Actionable insights from the Claude Code leak:

Start with a tool registry before writing implementation code. Define every capability as a data structure with name and description. You should be able to list all tools and filter by context without invoking anything.
Build a tiered permission system early. Classify every action as read-only, mutating, or destructive. Pre-approve known-safe patterns. Log every permission decision with enough context to replay it. If your agent can take actions in the world without a permissions layer, you have a demo, not a product.
Separate session persistence from workflow state. Session state (conversation, tokens, permissions, config) lets you recover from crashes. Workflow state (what step you are on, what side effects occurred, whether retrying is safe) prevents duplicate writes and destructive re-runs. Save both aggressively.

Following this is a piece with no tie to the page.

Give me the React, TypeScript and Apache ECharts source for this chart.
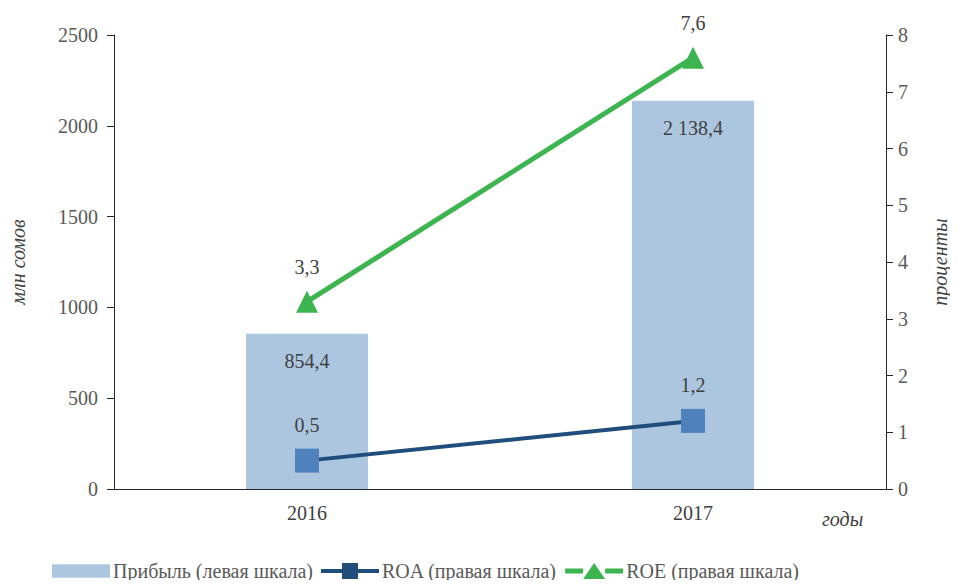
import React, { useEffect, useRef } from "react";
import * as echarts from "echarts";

const categories = ["2016", "2017"];
const profit = [854.4, 2138.4];
const roa = [0.5, 1.2];
const roe = [3.3, 7.6];
const leftTicks = [0, 500, 1000, 1500, 2000, 2500];
const rightTicks = [0, 1, 2, 3, 4, 5, 6, 7, 8];

const FONT = "Liberation Serif";
const fmt = (v: number) => {
  const s = v.toFixed(1).replace(".", ",");
  const [i, d] = s.split(",");
  return i.replace(/\B(?=(\d{3})+(?!\d))/g, " ") + "," + d;
};

export default function App() {
  const ref = useRef<HTMLDivElement>(null);
  useEffect(() => {
    const chart = echarts.init(ref.current!, null, { renderer: "svg" });
    chart.setOption({
      animation: false,
      textStyle: { fontFamily: FONT },
      grid: { left: 113, right: 70, top: 35, bottom: 99 },
      legend: {
        bottom: 2,
        left: 47,
        itemWidth: 58,
        itemHeight: 16,
        itemGap: 8,
        textStyle: { fontFamily: FONT, fontSize: 20, color: "#595959", padding: [0, 0, 0, -2] },
        data: [
          { name: "Прибыль (левая шкала)", icon: "path://M0,1.5h56v13H0z", itemStyle: { color: "#adc6e0" } },
          { name: "ROA (правая шкала)", icon: "path://M0,6h21v4H0z M21,0h16v16H21z M37,6h21v4H37z", itemStyle: { color: "#1f4e7d" } },
          { name: "ROE (правая шкала)", icon: "path://M0,5.5h18v5H0z M18,16L29,0L40,16z M40,5.5h18v5H40z", itemStyle: { color: "#3cb44f" } },
        ],
      },
      graphic: [
        {
          type: "text",
          left: 822,
          top: 509,
          style: { text: "годы", fontFamily: FONT, fontSize: 20, fontStyle: "italic", fill: "#404040" },
        },
      ],
      xAxis: {
        type: "category",
        data: categories,
        axisLine: { lineStyle: { color: "#262626", width: 1 } },
        axisTick: { alignWithLabel: true, length: 7, lineStyle: { color: "#262626" } },
        axisLabel: { fontFamily: FONT, fontSize: 20, color: "#404040", margin: 14 },
      },
      yAxis: [
        {
          type: "value",
          min: leftTicks[0],
          max: leftTicks[leftTicks.length - 1],
          interval: 500,
          name: "млн сомов",
          nameLocation: "middle",
          nameRotate: 90,
          nameGap: 86,
          nameTextStyle: { fontFamily: FONT, fontSize: 20, fontStyle: "italic", color: "#404040" },
          axisLine: { show: true, lineStyle: { color: "#262626" } },
          axisTick: { show: true, length: 7, lineStyle: { color: "#262626" } },
          axisLabel: { fontFamily: FONT, fontSize: 20, color: "#595959", margin: 16, formatter: (v: number) => String(v) },
          splitLine: { show: false },
        },
        {
          type: "value",
          min: rightTicks[0],
          max: rightTicks[rightTicks.length - 1],
          interval: 1,
          name: "проценты",
          nameLocation: "middle",
          nameRotate: 90,
          nameGap: 44,
          nameTextStyle: { fontFamily: FONT, fontSize: 20, fontStyle: "italic", color: "#404040" },
          axisLine: { show: true, lineStyle: { color: "#262626" } },
          axisTick: { show: true, length: 7, lineStyle: { color: "#262626" } },
          axisLabel: { fontFamily: FONT, fontSize: 20, color: "#595959", margin: 12 },
          splitLine: { show: false },
        },
      ],
      series: [
        {
          name: "Прибыль (левая шкала)",
          type: "bar",
          yAxisIndex: 0,
          data: profit,
          barWidth: 122,
          itemStyle: { color: "#adc6e0" },
          label: {
            show: true,
            position: "insideTop",
            distance: 17,
            fontFamily: FONT,
            fontSize: 20,
            color: "#404040",
            formatter: (p: any) => fmt(p.value),
          },
        },
        {
          name: "ROA (правая шкала)",
          type: "line",
          yAxisIndex: 1,
          data: roa,
          symbol: "rect",
          symbolSize: 24,
          lineStyle: { color: "#1f4e7d", width: 4 },
          itemStyle: { color: "#4f81bd" },
          label: {
            show: true,
            position: "top",
            distance: 14,
            fontFamily: FONT,
            fontSize: 20,
            color: "#404040",
            formatter: (p: any) => String(p.value).replace(".", ","),
          },
        },
        {
          name: "ROE (правая шкала)",
          type: "line",
          yAxisIndex: 1,
          data: roe,
          symbol: "triangle",
          symbolSize: 22,
          lineStyle: { color: "#3cb44f", width: 5 },
          itemStyle: { color: "#3cb44f" },
          label: {
            show: true,
            position: "top",
            distance: 14,
            fontFamily: FONT,
            fontSize: 20,
            color: "#404040",
            formatter: (p: any) => String(p.value).replace(".", ","),
          },
        },
      ],
    });
    return () => chart.dispose();
  }, []);
  return (
    <>
      <style>{`.chart-root svg text { font-family: "Liberation Serif", "Times New Roman", serif !important; }`}</style>
      <div className="chart-root" ref={ref} style={{ width: 958, height: 588, margin: -8 }} />
    </>
  );
}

Enforce token budgets with hard stops. Calculate projected usage each turn and halt execution before exceeding limits. This prevents runaway spending and builds customer trust.
Use typed streaming events for observability. Emit structured events during execution so users (and your system) can see what the agent is doing in real time. Include a crash event with a reason as the final message when things go wrong.
Maintain system event logs separate from conversation. Record what was done, not just what was said: context loaded, routing decisions, permission grants/denials. This is essential for enterprise-grade auditability.
Verify at two levels. Check that individual agent runs produce correct results, AND maintain guardrail tests that confirm harness changes don’t break safety properties.
Assemble tool pools dynamically per session. Don’t expose your entire tool catalog every run. Filter by mode, permissions, and context to keep the agent focused and efficient.
Design for compaction from day one. Long-running agents need automatic conversation compaction with clear rules about what to keep and what to discard.
Make permissions queryable objects, not Boolean gates. Support different permission handlers for human-in-loop, orchestrator, and autonomous execution contexts.
Constrain agent roles sharply with typed agent definitions. Don’t spawn general-purpose agents for specialized tasks. Define named types with specific allowed tools and behavioral constraints.
Resist premature complexity. Start with a single-agent architecture. The most common failure mode in agentic systems is over-engineering (building multi-agent coordination before having a working permission system). Simplicity is maintainable.

Career advice: The skills that matter most for building AI agents are solid backend engineering fundamentals — state management, security, crash recovery, observability, and auditability. These “boring” competencies are what separate billion-dollar products from notebook demos.